REQUEST:
Count the lines below that contain the word "React", and report only that number.
↓↓↓
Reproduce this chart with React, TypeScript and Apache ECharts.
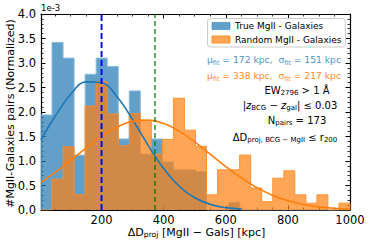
import React, { useEffect, useRef } from 'react';
import * as echarts from 'echarts';

// ---- data (densities in units of 1e-3) ----
const binEdges = [5.0, 40.5, 76.1, 111.6, 147.1, 182.7, 218.2, 253.8, 289.3, 324.8, 360.4, 395.9, 431.4, 467.0, 502.5, 538.0, 573.6, 609.1, 644.6, 680.2, 715.7, 751.3, 786.8, 822.3, 857.9, 893.4, 928.9, 964.5, 1000.0];
const trueDensity = [1.94, 3.42, 3.10, 1.12, 2.77, 3.10, 2.93, 1.45, 2.43, 1.14, 1.45, 0.98, 0.82, 0.82, 0.78, 0, 0, 0.15, 0, 0, 0, 0, 0, 0, 0, 0, 0, 0];
const randomDensity = [0, 0.63, 1.29, 0.31, 2.12, 2.62, 1.96, 1.31, 1.97, 1.80, 1.14, 1.44, 2.28, 1.63, 1.30, 0.31, 0.82, 0.82, 1.12, 0.45, 0.17, 0.65, 0.80, 0.31, 0.14, 0.31, 0, 0.14];
const trueFitX = [5, 50, 100, 150, 200, 250, 300, 350, 400, 450, 500, 550, 600, 650];
const trueFitY = [1.433, 1.907, 2.358, 2.614, 2.597, 2.312, 1.845, 1.319, 0.845, 0.485, 0.250, 0.115, 0.048, 0.018];
const randomFitX = [5, 50, 100, 150, 200, 250, 300, 350, 400, 450, 500, 550, 600, 650, 700, 750, 800, 850, 900, 950, 1000];
const randomFitY = [0.566, 0.762, 1.007, 1.263, 1.502, 1.693, 1.810, 1.835, 1.765, 1.609, 1.391, 1.140, 0.887, 0.654, 0.457, 0.303, 0.191, 0.114, 0.064, 0.034, 0.017];
const trueMedian = 200;
const randomMedian = 372;
const seriesNames = ['True MgII - Galaxies', 'Random MgII - Galaxies'];
const xRange = [5, 1000];
const yRange = [0, 4];

const F = 'DejaVu Sans';

function stepPoints(edges: number[], vals: number[]) {
  const pts: number[][] = [[edges[0], 0]];
  vals.forEach((v, i) => {
    pts.push([edges[i], v]);
    pts.push([edges[i + 1], v]);
  });
  pts.push([edges[edges.length - 1], 0]);
  return pts;
}

function richStyles(fill: string, size: number) {
  return {
    m: { fontSize: size, fontFamily: F, fill, lineHeight: 13 },
    i: { fontSize: size, fontFamily: F, fill, lineHeight: 13, fontStyle: 'italic' },
    s: { fontSize: size * 0.7, fontFamily: F, fill, lineHeight: 6, verticalAlign: 'bottom' },
  };
}

function makeAxis(pos: string, isX: boolean, labels: boolean) {
  return {
    type: 'value',
    position: pos,
    min: isX ? xRange[0] : yRange[0],
    max: isX ? xRange[1] : yRange[1],
    ...(isX ? {} : { interval: 0.5 }),
    splitLine: { show: false },
    axisLine: { show: true, onZero: false, lineStyle: { color: '#000', width: 1.2 } },
    axisTick: { show: true, inside: true, length: 4.5, lineStyle: { color: '#000', width: 1 } },
    minorTick: { show: true, splitNumber: isX ? 4 : 5, length: 2.5, lineStyle: { color: '#000', width: 0.8 } },
    axisLabel: {
      show: labels,
      margin: isX ? 4 : 5,
      fontSize: 11.5,
      fontFamily: F,
      color: '#000',
      formatter: isX
        ? (v: number) => (Math.abs(v % 200) < 1e-6 ? String(v) : '')
        : (v: number) => v.toFixed(1),
    },
  };
}

export default function App() {
  const ref = useRef<HTMLDivElement>(null);
  useEffect(() => {
    if (!ref.current) return;
    const chart = echarts.init(ref.current, null, { renderer: 'svg' });
    const blue = '#1f77b4';
    const orange = '#ff7f0e';
    const option: any = {
      animation: false,
      grid: { left: 41, right: 24, top: 14, bottom: 39 },
      xAxis: [makeAxis('bottom', true, true), makeAxis('top', true, false)],
      yAxis: [makeAxis('left', false, true), makeAxis('right', false, false)],
      legend: {
        orient: 'vertical',
        left: 207.5,
        top: 18.5,
        padding: [2, 4, 2, 4],
        itemGap: 2.5,
        itemWidth: 18,
        itemHeight: 7,
        icon: 'rect',
        selectedMode: false,
        backgroundColor: 'rgba(255,255,255,0.8)',
        borderColor: '#cccccc',
        borderWidth: 1,
        borderRadius: 3,
        textStyle: { fontSize: 9, fontFamily: F, color: '#000', lineHeight: 11 },
        data: [
          { name: seriesNames[0], itemStyle: { color: 'rgba(31,119,180,0.7)', borderColor: 'rgba(31,119,180,0.5)', borderWidth: 1 } },
          { name: seriesNames[1], itemStyle: { color: 'rgba(255,127,14,0.7)', borderColor: 'rgba(255,127,14,0.8)', borderWidth: 1 } },
        ],
      },
      series: [
        {
          name: seriesNames[0],
          type: 'line',
          data: stepPoints(binEdges, trueDensity),
          symbol: 'none',
          itemStyle: { color: 'rgba(31,119,180,0.7)' },
          lineStyle: { color: 'rgba(140,186,220,1)', width: 1 },
          areaStyle: { color: blue, opacity: 0.7 },
          z: 2,
        },
        {
          name: seriesNames[1],
          type: 'line',
          data: stepPoints(binEdges, randomDensity),
          symbol: 'none',
          itemStyle: { color: 'rgba(255,127,14,0.7)' },
          lineStyle: { color: 'rgba(255,140,40,0.9)', width: 1 },
          areaStyle: { color: orange, opacity: 0.7 },
          z: 3,
        },
        {
          name: 'true fit',
          type: 'line',
          data: trueFitX.map((x, i) => [x, trueFitY[i]]),
          symbol: 'none',
          smooth: 0.4,
          lineStyle: { color: blue, width: 1.6 },
          z: 4,
        },
        {
          name: 'random fit',
          type: 'line',
          data: randomFitX.map((x, i) => [x, randomFitY[i]]),
          symbol: 'none',
          smooth: 0.4,
          lineStyle: { color: orange, width: 1.6 },
          z: 4,
        },
        {
          name: 'true median',
          type: 'line',
          data: [[trueMedian, yRange[0]], [trueMedian, yRange[1]]],
          symbol: 'none',
          lineStyle: { color: '#0000ff', width: 1.9, type: [6, 3] },
          z: 5,
        },
        {
          name: 'random median',
          type: 'line',
          data: [[randomMedian, yRange[0]], [randomMedian, yRange[1]]],
          symbol: 'none',
          lineStyle: { color: '#008000', width: 1.3, type: [5, 3] },
          z: 5,
        },
      ],
      graphic: [
        {
          type: 'text', x: 41, y: 8,
          style: { text: '1e-3', fontSize: 8.5, fontFamily: F, fill: '#000', textVerticalAlign: 'middle' },
        },
        {
          type: 'text', x: 10, y: 113.5, rotation: Math.PI / 2,
          style: { text: '#MgII-Galaxies pairs (Normalized)', fontSize: 11, fontFamily: F, fill: '#000', textAlign: 'center', textVerticalAlign: 'middle' },
        },
        {
          type: 'text', x: 196.5, y: 232,
          style: {
            text: '{m|ΔD}{s|proj}{m| [MgII − Gals] [kpc]}',
            rich: richStyles('#000', 11), textAlign: 'center', textVerticalAlign: 'middle',
          },
        },
        {
          type: 'text', x: 207, y: 59,
          style: {
            text: '{m|μ}{s|fit}{m| = 172 kpc,  σ}{s|fit}{m| = 151 kpc}',
            rich: richStyles('#4f93c9', 9.2), textAlign: 'left', textVerticalAlign: 'middle',
          },
        },
        {
          type: 'text', x: 207, y: 75,
          style: {
            text: '{m|μ}{s|fit}{m| = 338 kpc,  σ}{s|fit}{m| = 217 kpc}',
            rich: richStyles('#ff8c22', 9.2), textAlign: 'left', textVerticalAlign: 'middle',
          },
        },
        {
          type: 'text', x: 297, y: 90,
          style: {
            text: '{m|EW}{s|2796}{m| > 1 Å}',
            rich: richStyles('#000', 10), textAlign: 'center', textVerticalAlign: 'middle',
          },
        },
        {
          type: 'text', x: 290, y: 105,
          style: {
            text: '{m||}{i|z}{s|BCG}{m| − }{i|z}{s|gal}{m|| ≤ 0.03}',
            rich: richStyles('#000', 10), textAlign: 'center', textVerticalAlign: 'middle',
          },
        },
        {
          type: 'text', x: 297, y: 120,
          style: {
            text: '{m|N}{s|pairs}{m| = 173}',
            rich: richStyles('#000', 10), textAlign: 'center', textVerticalAlign: 'middle',
          },
        },
        {
          type: 'text', x: 285, y: 137,
          style: {
            text: '{m|ΔD}{s|proj, BCG − MgII}{m| ≤ r}{s|200}',
            rich: richStyles('#000', 10), textAlign: 'center', textVerticalAlign: 'middle',
          },
        },
      ],
    };
    chart.setOption(option);
    return () => chart.dispose();
  }, []);
  return <div ref={ref} style={{ position: 'absolute', left: 0, top: 0, width: 374, height: 249 }} />;
}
↑↑↑
ANSWER TO THIS TASK:
2